What you have to do:
Repeat each entry as written and leave the images out of the copy.

==== Provided material

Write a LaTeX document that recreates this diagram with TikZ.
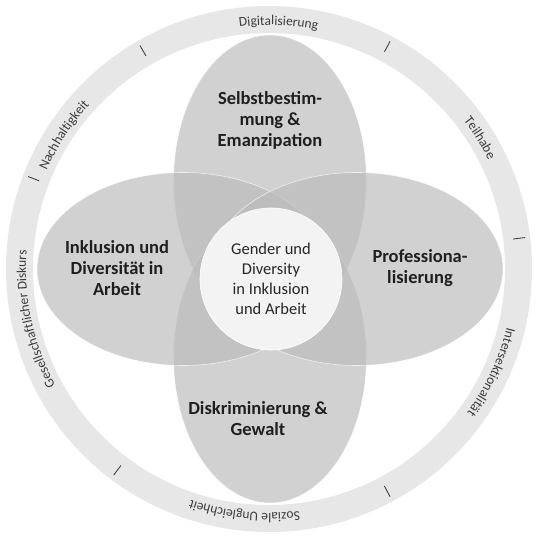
\documentclass[tikz,border=0pt]{standalone}
\usepackage{fontspec}
\setmainfont{Carlito}
\usetikzlibrary{decorations.text}
\definecolor{ringgray}{RGB}{231,231,231}
\definecolor{petalgray}{RGB}{187,187,187}
\definecolor{coregray}{RGB}{243,243,243}
\definecolor{labelgray}{RGB}{60,60,60}
\newcommand{\ringfont}{\fontsize{13.5}{16}\selectfont}
\begin{document}
\begin{tikzpicture}[x=1pt,y=1pt,
    petal/.style ={fill=petalgray, fill opacity=0.67, draw=white, draw opacity=0.7, line width=0.6pt},
    topic/.style ={align=center, text=black!88, font=\bfseries\fontsize{18.5}{21}\selectfont},
    core/.style ={circle, fill=coregray, draw=white, line width=0.6pt, inner sep=0pt,
      minimum size=142pt, align=center, text=black!85, font=\fontsize{16.5}{20}\selectfont},
    ringtick/.style ={draw=black!80, line width=0.8pt}]
   \useasboundingbox (-270,-269) rectangle (271,269);
   % outer ring
   \draw[ringgray, line width=27pt] (-1,0) circle[radius=249.5];
   \foreach \a in {120,62,7,-62,-127,159}
     \draw[ringtick, shift={(-1,0)}] (\a:246) -- (\a:258);
   \path[decorate, decoration={text along path, text align=center, text color=labelgray,
     text={|\ringfont|Digitalisierung}}] (133:244) arc[start angle=133, end angle=43, radius=244];
   \path[decorate, decoration={text along path, text align=center, text color=labelgray,
     text={|\ringfont|Teilhabe}}] (77:244) arc[start angle=77, end angle=-13, radius=244];
   \path[decorate, decoration={text along path, text align=center, text color=labelgray,
     text={|\ringfont|Intersektionalität}}] (20:244) arc[start angle=20, end angle=-70, radius=244];
   \path[decorate, decoration={text along path, text align=center, text color=labelgray,
     text={|\ringfont|Soziale Ungleichheit}}] (-51:244) arc[start angle=-51, end angle=-141, radius=244];
   \path[decorate, decoration={text along path, text align=center, text color=labelgray,
     text={|\ringfont|Gesellschaftlicher Diskurs}}] (242:244) arc[start angle=242, end angle=142, radius=244];
   \path[decorate, decoration={text along path, text align=center, text color=labelgray,
     text={|\ringfont|Nachhaltigkeit}}] (192:244) arc[start angle=192, end angle=102, radius=244];
   % four petals
   \draw[petal] (0,88) ellipse[x radius=96.5, y radius=146];
   \draw[petal] (0,-88) ellipse[x radius=96.5, y radius=146];
   \draw[petal] (-87,0) ellipse[x radius=146, y radius=96.5];
   \draw[petal] (87,0) ellipse[x radius=146, y radius=96.5];
   % labels
   \node[core] (gd) at (1,-10) {Gender und\\Diversity\\in Inklusion\\und Arbeit};
   \node[topic] (selbst) at (0,149) {Selbstbestim-\\mung \&\\Emanzipation};
   \node[topic] (inkl) at (-153,1) {Inklusion und\\Diversität in\\Arbeit};
   \node[topic] (prof) at (150,1) {Professiona-\\lisierung};
   \node[topic] (diskr) at (-12,-150) {Diskriminierung \&\\Gewalt};
 \end{tikzpicture}
\end{document}
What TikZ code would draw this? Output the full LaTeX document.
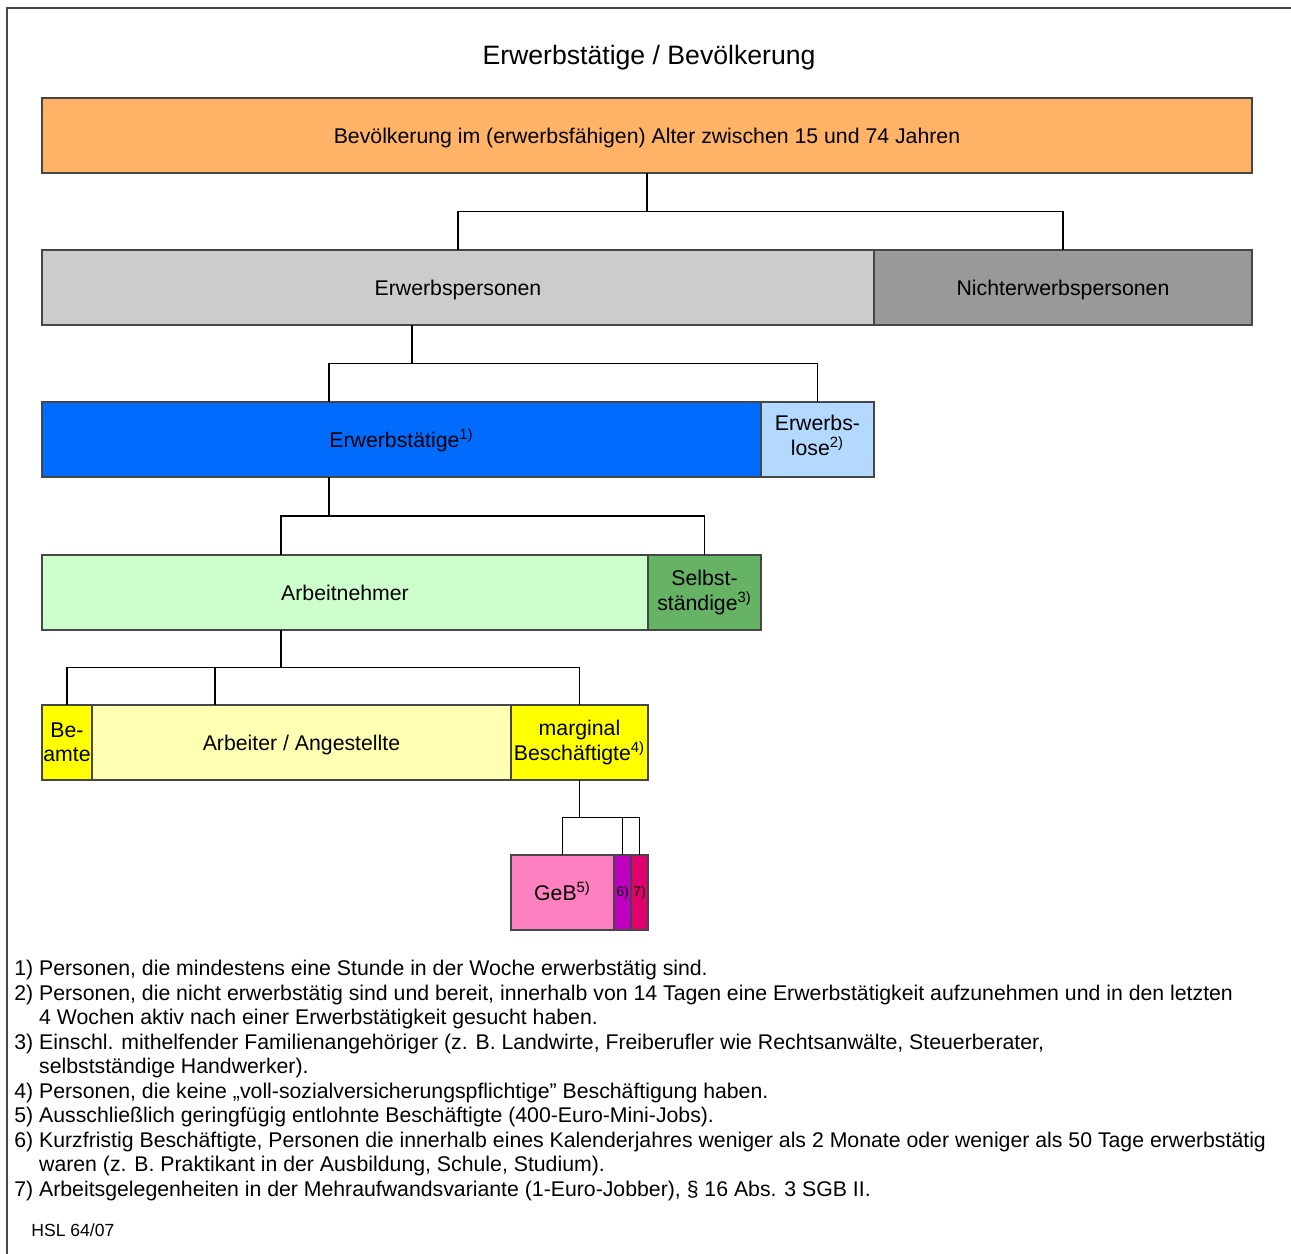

========

Written response:
Write a LaTeX document that recreates this diagram with TikZ.
\documentclass[tikz,border=0pt]{standalone}
\usepackage{fontspec}
\setmainfont{Carlito}
\usetikzlibrary{decorations.text}
\definecolor{ringgray}{RGB}{231,231,231}
\definecolor{petalgray}{RGB}{187,187,187}
\definecolor{coregray}{RGB}{243,243,243}
\definecolor{labelgray}{RGB}{60,60,60}
\newcommand{\ringfont}{\fontsize{13.5}{16}\selectfont}
\begin{document}
\begin{tikzpicture}[x=1pt,y=1pt,
    petal/.style ={fill=petalgray, fill opacity=0.67, draw=white, draw opacity=0.7, line width=0.6pt},
    topic/.style ={align=center, text=black!88, font=\bfseries\fontsize{18.5}{21}\selectfont},
    core/.style ={circle, fill=coregray, draw=white, line width=0.6pt, inner sep=0pt,
      minimum size=142pt, align=center, text=black!85, font=\fontsize{16.5}{20}\selectfont},
    ringtick/.style ={draw=black!80, line width=0.8pt}]
   \useasboundingbox (-270,-269) rectangle (271,269);
   % outer ring
   \draw[ringgray, line width=27pt] (-1,0) circle[radius=249.5];
   \foreach \a in {120,62,7,-62,-127,159}
     \draw[ringtick, shift={(-1,0)}] (\a:246) -- (\a:258);
   \path[decorate, decoration={text along path, text align=center, text color=labelgray,
     text={|\ringfont|Digitalisierung}}] (133:244) arc[start angle=133, end angle=43, radius=244];
   \path[decorate, decoration={text along path, text align=center, text color=labelgray,
     text={|\ringfont|Teilhabe}}] (77:244) arc[start angle=77, end angle=-13, radius=244];
   \path[decorate, decoration={text along path, text align=center, text color=labelgray,
     text={|\ringfont|Intersektionalität}}] (20:244) arc[start angle=20, end angle=-70, radius=244];
   \path[decorate, decoration={text along path, text align=center, text color=labelgray,
     text={|\ringfont|Soziale Ungleichheit}}] (-51:244) arc[start angle=-51, end angle=-141, radius=244];
   \path[decorate, decoration={text along path, text align=center, text color=labelgray,
     text={|\ringfont|Gesellschaftlicher Diskurs}}] (242:244) arc[start angle=242, end angle=142, radius=244];
   \path[decorate, decoration={text along path, text align=center, text color=labelgray,
     text={|\ringfont|Nachhaltigkeit}}] (192:244) arc[start angle=192, end angle=102, radius=244];
   % four petals
   \draw[petal] (0,88) ellipse[x radius=96.5, y radius=146];
   \draw[petal] (0,-88) ellipse[x radius=96.5, y radius=146];
   \draw[petal] (-87,0) ellipse[x radius=146, y radius=96.5];
   \draw[petal] (87,0) ellipse[x radius=146, y radius=96.5];
   % labels
   \node[core] (gd) at (1,-10) {Gender und\\Diversity\\in Inklusion\\und Arbeit};
   \node[topic] (selbst) at (0,149) {Selbstbestim-\\mung \&\\Emanzipation};
   \node[topic] (inkl) at (-153,1) {Inklusion und\\Diversität in\\Arbeit};
   \node[topic] (prof) at (150,1) {Professiona-\\lisierung};
   \node[topic] (diskr) at (-12,-150) {Diskriminierung \&\\Gewalt};
 \end{tikzpicture}
\end{document}
What TikZ code would draw this? Output the full LaTeX document.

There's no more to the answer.